Sunday, August 14, 2022

Rain

 We did get rain about a week ago now.  Four and one-half inches at home here and three and a half on the Eagle Lake pastures.  Virtually nothing ran off.  The situation was not good before the rain and we will see how much good comes of it for this year.  It does bring up an interesting comparison though, which consists of impressions only as the inch and seven tenths the pastures got in June that the home farm didn't plus the stark differences in soil and slope make it impossible to reach much in the way of a logical conclusion.
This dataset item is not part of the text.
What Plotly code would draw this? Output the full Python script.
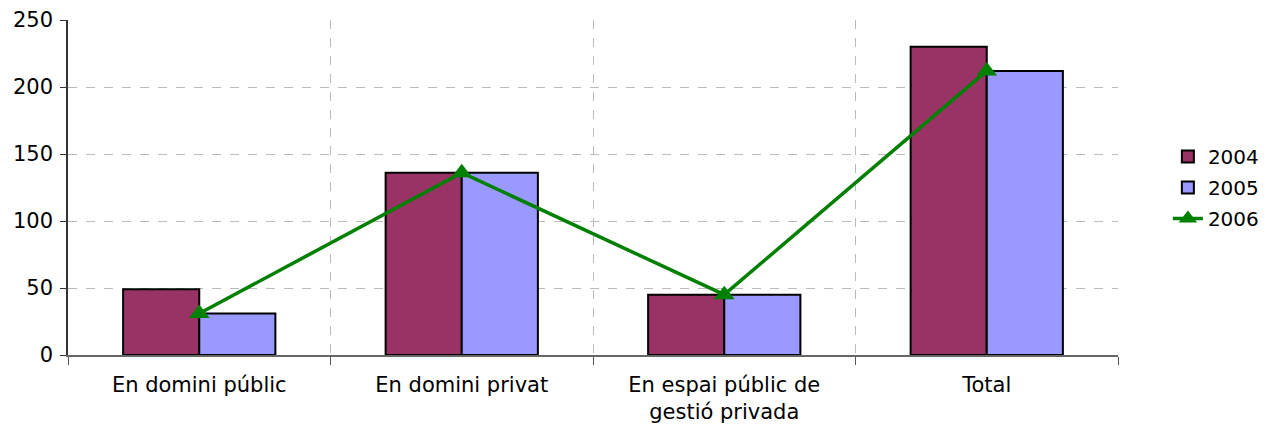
import plotly.graph_objects as go

categories = ["En domini públic", "En domini privat", "En espai públic de<br>gestió privada", "Total"]
v2004 = [49, 136, 45, 230]
v2005 = [31, 136, 45, 212]
v2006 = [31, 136, 45, 212]
yticks = [0, 50, 100, 150, 200, 250]

FONT = "DejaVu Sans"
fig = go.Figure()
fig.add_trace(go.Bar(x=categories, y=v2004, name="2004", legendgroup="a",
                     marker=dict(color="#993366", line=dict(color="black", width=2))))
fig.add_trace(go.Bar(x=categories, y=v2005, name="2005", legendgroup="b",
                     marker=dict(color="#9999FF", line=dict(color="black", width=2))))
fig.add_trace(go.Scatter(x=categories, y=v2006, name="2006", mode="lines+markers",
                         legendgroup="c",
                         line=dict(color="#008000", width=3.5),
                         marker=dict(symbol="triangle-up", size=18, color="#008000")))

fig.update_layout(
    width=1258, height=419,
    margin=dict(l=60, r=148, t=12, b=72),
    paper_bgcolor="white", plot_bgcolor="white",
    font=dict(family=FONT, size=21, color="black"),
    barmode="group", bargap=0.42, bargroupgap=0,
    showlegend=True,
    legend=dict(xref="container", x=0.922, xanchor="left",
                yref="paper", y=0.5, yanchor="middle",
                font=dict(family=FONT, size=20), traceorder="grouped",
                tracegroupgap=2, itemwidth=30, borderwidth=0),
)
fig.update_xaxes(type="category", tickson="boundaries", ticks="outside", ticklen=8,
                 tickcolor="#555", showgrid=True, gridcolor="#bbbbbb", griddash="dash",
                 gridwidth=1, showline=True, linecolor="#666", linewidth=1.5,
                 tickfont=dict(family=FONT, size=21), ticklabelstandoff=10,
                 automargin=False)
fig.update_yaxes(range=[0, 250], tickvals=yticks, ticks="outside", ticklen=6,
                 tickcolor="#333", showgrid=True, gridcolor="#bbbbbb", griddash="dash",
                 showline=True, linecolor="#333", linewidth=1.5, zeroline=False,
                 tickfont=dict(family=FONT, size=21), ticklabelstandoff=3,
                 automargin=False)

fig.write_html("out.html")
Obviously, every thing is green now.  We had to restart the lawnmower.  The pastures are slow to fire up though, clearly demonstrating the usefulness of schemes to leave a certain level of grass behind at each move.  The grass finds it slow and hard to begin booming again from a start of not much more than an inch or two.  Poor management here.  We resisted destocking the entire summer hoping for rain, and consequently grazed too hard. 
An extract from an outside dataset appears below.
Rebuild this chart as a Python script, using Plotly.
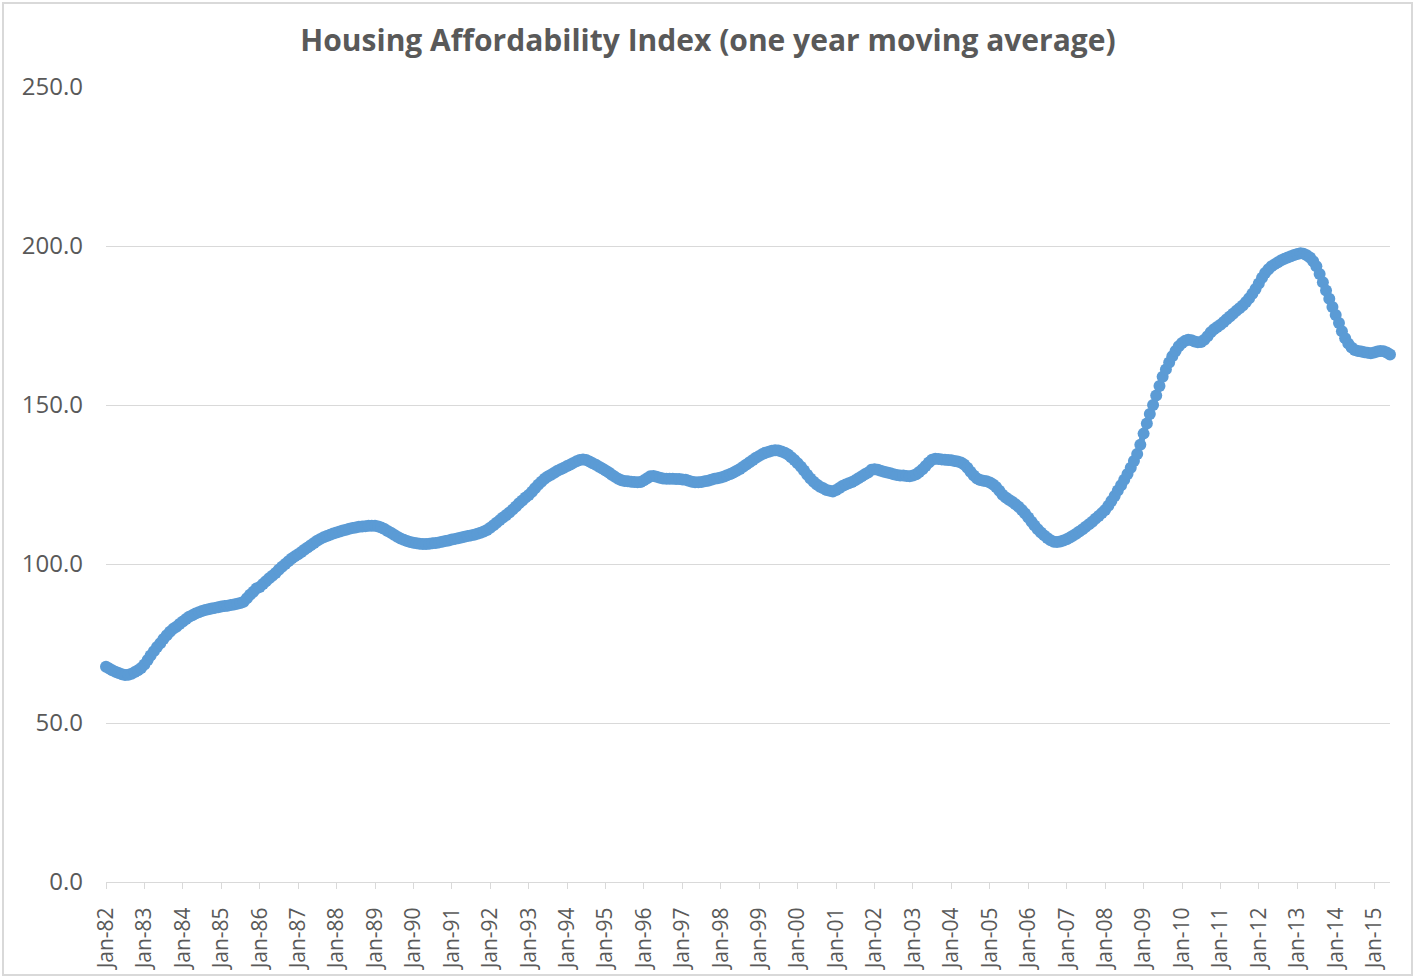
import pandas as pd
import plotly.graph_objects as go

title_text = "Housing Affordability Index (one year moving average)"
start_month = "1982-01-01"

# Monthly one-year moving average values, Jan-82 .. Jun-15 (12 per row)
index_values = [
    67.7, 67.1, 66.6, 66.1, 65.7, 65.3, 65.1, 65.2, 65.5, 66.0, 66.6, 67.3,  # 1982
    68.4, 69.8, 71.2, 72.6, 73.9, 75.1, 76.4, 77.6, 78.7, 79.6, 80.3, 81.1,  # 1983
    81.9, 82.7, 83.4, 83.9, 84.4, 84.8, 85.2, 85.5, 85.8, 86.0, 86.2, 86.4,  # 1984
    86.6, 86.8, 86.9, 87.1, 87.3, 87.5, 87.7, 88.1, 89.2, 90.3, 91.3, 92.3,  # 1985
    92.8, 93.7, 94.6, 95.5, 96.3, 97.2, 98.2, 99.1, 100.0, 100.9, 101.7, 102.4,  # 1986
    103.1, 103.8, 104.5, 105.2, 105.9, 106.6, 107.3, 107.9, 108.4, 108.8, 109.2, 109.6,  # 1987
    109.9, 110.2, 110.5, 110.8, 111.1, 111.3, 111.5, 111.7, 111.8, 111.9, 112.0, 112.0,  # 1988
    112.0, 111.8, 111.5, 111.0, 110.4, 109.8, 109.2, 108.6, 108.0, 107.6, 107.2, 106.9,  # 1989
    106.7, 106.5, 106.4, 106.3, 106.3, 106.4, 106.5, 106.6, 106.8, 107.0, 107.2, 107.4,  # 1990
    107.7, 107.9, 108.1, 108.3, 108.6, 108.8, 109.0, 109.2, 109.5, 109.8, 110.2, 110.7,  # 1991
    111.4, 112.2, 113.0, 113.8, 114.6, 115.4, 116.2, 117.1, 118.1, 119.1, 120.0, 120.9,  # 1992
    121.7, 122.7, 123.8, 124.9, 125.9, 126.8, 127.5, 128.1, 128.7, 129.3, 129.8, 130.3,  # 1993
    130.8, 131.3, 131.8, 132.3, 132.7, 132.9, 132.7, 132.2, 131.7, 131.2, 130.6, 130.0,  # 1994
    129.4, 128.8, 128.1, 127.4, 126.8, 126.3, 126.1, 126.0, 125.9, 125.8, 125.7, 125.8,  # 1995
    126.3, 127.0, 127.6, 127.7, 127.4, 127.1, 126.9, 126.8, 126.8, 126.8, 126.7, 126.7,  # 1996
    126.6, 126.5, 126.2, 125.9, 125.7, 125.7, 125.8, 126.0, 126.2, 126.5, 126.8, 127.0,  # 1997
    127.2, 127.5, 127.9, 128.3, 128.8, 129.3, 129.9, 130.6, 131.3, 132.0, 132.7, 133.4,  # 1998
    134.0, 134.6, 135.0, 135.3, 135.6, 135.8, 135.7, 135.4, 135.0, 134.4, 133.6, 132.7,  # 1999
    131.7, 130.6, 129.4, 128.1, 126.9, 125.9, 125.0, 124.3, 123.8, 123.3, 123.0, 122.8,  # 2000
    123.3, 123.9, 124.5, 125.0, 125.4, 125.8, 126.3, 127.0, 127.6, 128.2, 128.8, 129.6,  # 2001
    129.8, 129.6, 129.3, 129.0, 128.8, 128.5, 128.2, 128.0, 127.8, 127.8, 127.7, 127.6,  # 2002
    127.8, 128.2, 128.9, 129.8, 130.8, 131.9, 132.8, 133.1, 133.0, 132.9, 132.8, 132.7,  # 2003
    132.6, 132.4, 132.2, 131.9, 131.3, 130.3, 129.0, 127.8, 126.9, 126.4, 126.2, 126.0,  # 2004
    125.6, 125.0, 124.2, 123.0, 121.8, 120.9, 120.2, 119.6, 118.8, 118.0, 117.0, 115.9,  # 2005
    114.6, 113.3, 112.1, 110.9, 109.9, 109.0, 108.2, 107.5, 107.0, 106.9, 107.1, 107.4,  # 2006
    107.8, 108.3, 108.9, 109.5, 110.2, 110.9, 111.7, 112.5, 113.3, 114.2, 115.1, 116.0,  # 2007
    117.0, 118.3, 119.8, 121.4, 123.1, 124.8, 126.5, 128.3, 130.3, 132.4, 134.6, 137.5,  # 2008
    141.0, 144.2, 147.2, 150.0, 153.0, 156.0, 158.9, 161.2, 163.4, 165.3, 167.0, 168.5,  # 2009
    169.5, 170.2, 170.5, 170.4, 170.0, 169.7, 169.8, 170.5, 171.6, 172.9, 173.8, 174.5,  # 2010
    175.2, 176.1, 177.0, 177.8, 178.7, 179.6, 180.4, 181.3, 182.4, 183.6, 185.0, 186.5,  # 2011
    188.2, 190.0, 191.5, 192.7, 193.6, 194.3, 194.9, 195.5, 196.0, 196.4, 196.8, 197.2,  # 2012
    197.5, 197.7, 197.6, 197.1, 196.4, 195.2, 193.6, 191.2, 188.6, 186.0, 183.4, 180.8,  # 2013
    178.3, 175.8, 173.2, 171.0, 169.3, 168.1, 167.3, 167.0, 166.8, 166.6, 166.4, 166.3,  # 2014
    166.5, 166.8, 167.0, 166.9, 166.5, 165.9,                                            # 2015
]

months = pd.date_range(start=start_month, periods=len(index_values), freq="MS")

tick_years = list(range(1982, 2016))
tick_dates = [f"{y}-01-01" for y in tick_years]
tick_labels = [f"Jan-{str(y)[2:]}" for y in tick_years]

y_ticks = [0, 50, 100, 150, 200, 250]
y_labels = [f"{v:.1f}" for v in y_ticks]

blue = "#5B9BD5"
grey_text = "#595959"
grid = "#D9D9D9"

fig = go.Figure()
fig.add_trace(go.Scatter(
    x=months, y=index_values,
    mode="lines+markers",
    line=dict(color=blue, width=6),
    marker=dict(color=blue, size=12, symbol="circle"),
    cliponaxis=False,
    showlegend=False,
    hoverinfo="x+y",
))

fig.update_layout(
    width=1416, height=979,
    margin=dict(l=106, r=26, t=87, b=97, autoexpand=False),
    paper_bgcolor="white",
    plot_bgcolor="white",
    title=dict(
        text=f"<b>{title_text}</b>",
        x=0.5, xanchor="center",
        y=1 - 40 / 979, yanchor="middle",
        font=dict(family="Open Sans, sans-serif", size=30, color=grey_text),
    ),
    xaxis=dict(
        range=[months[0], months[-1]],
        tickmode="array",
        tickvals=tick_dates,
        ticktext=tick_labels,
        tickangle=-90,
        ticks="outside",
        ticklen=6,
        tickcolor=grid,
        showline=True,
        linecolor=grid,
        linewidth=1,
        showgrid=False,
        zeroline=False,
        automargin=False,
        tickfont=dict(family="Open Sans, sans-serif", size=21, color=grey_text),
        ticklabelstandoff=10,
    ),
    yaxis=dict(
        range=[0, 250],
        tickmode="array",
        tickvals=y_ticks,
        ticktext=y_labels,
        showgrid=True,
        gridcolor=grid,
        gridwidth=1,
        zeroline=False,
        showline=False,
        ticks="",
        automargin=False,
        tickfont=dict(family="Open Sans, sans-serif", size=24, color=grey_text),
        ticklabelstandoff=22,
    ),
    shapes=[dict(
        type="rect", xref="paper", yref="paper",
        x0=(3 - 106) / 1284, x1=(1412 - 106) / 1284,
        y0=(882 - 975) / 795, y1=(882 - 3) / 795,
        line=dict(color=grid, width=2), fillcolor="rgba(0,0,0,0)",
        layer="below",
    )],
)

fig.write_html(
    "out.html",
    config={"displayModeBar": False},
    post_script="document.body.style.margin='0';document.body.style.overflow='hidden';",
)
Also noticeable is the difference between the impacts on heavy use areas between the two locations.  Here at home the area right around the drinker being used during the rainfall-which stretched over about two days-is crusted and compacted, surface pugged and very difficult to walk over.  At the east pastures, twenty five miles distant, it is difficult to see any particular impact at all in the paddock where the cattle were during the rain.  It did rain an inch more at home, but I think the major difference is that the soil here is very predominately clay and on the east location it is heavily sand.  

The damage to the soil surface of a heavy rain and cattle impact on a clay soil will have to be taken into account if we are to succeed in grazing these soils, which are so much more productive than the sand based soils on the glacial til that runs across the state, and on which our east pastures are located.  Sand holds up better under heavy use and rain, but clay produces much more if we can avoid compacting it.